Pour the remaining oil on top. Refrigerate overnight to let the flavors develop.
Just before serving, cook the spaghetti in plenty of boiling salted water until al dente.
Drain. Stir the pesto and toss with the pasta.
Sprinkle the almonds on top and serve.
Note: If the almonds are very flavorful, use them as is; otherwise, toast them lightly to heighten the flavor.
CLASSIC PESTO
Pesto is easy to make in the food processor.
If you like, substitute 1⁄2 cup parsley leaves for the basil. To make the pesto parve or vegan, omit the cheese. You can keep the pesto, covered, for 2 days in the refrigerator.
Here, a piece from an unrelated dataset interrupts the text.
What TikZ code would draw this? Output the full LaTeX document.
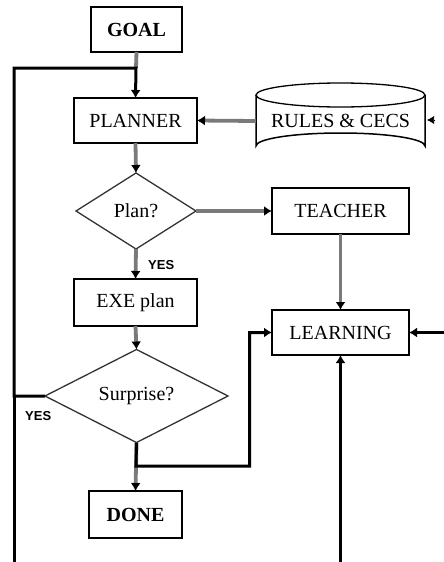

Bring it to room temperature for serving.
This makes enough for 450 to 500 gr.
(1 pound) pasta, to serve 4 to 6.
6 medium garlic cloves, peeled
1⁄4 cup pine nuts or diced walnuts
2 cups (about 55 gr. or 2 ounces packed basil leaves
1 cup (about 80 gr. or 3 ounces) freshly grated Parmesan cheese
2⁄3 cup fine quality olive oil, preferably extra-virgin
With the blade of the food processor turning, drop the garlic cloves, one at a time, through feed tube and process them until finely chopped. Add the pine nuts, basil and cheese and process until basil is chopped.
With the blade turning, gradually add the olive oil. Scrape down sides and process until mixture is well blended. Transfer to a small bowl.
Refrigerate the pesto if you are making it ahead.
Faye Levy is the author of Sensational Pasta.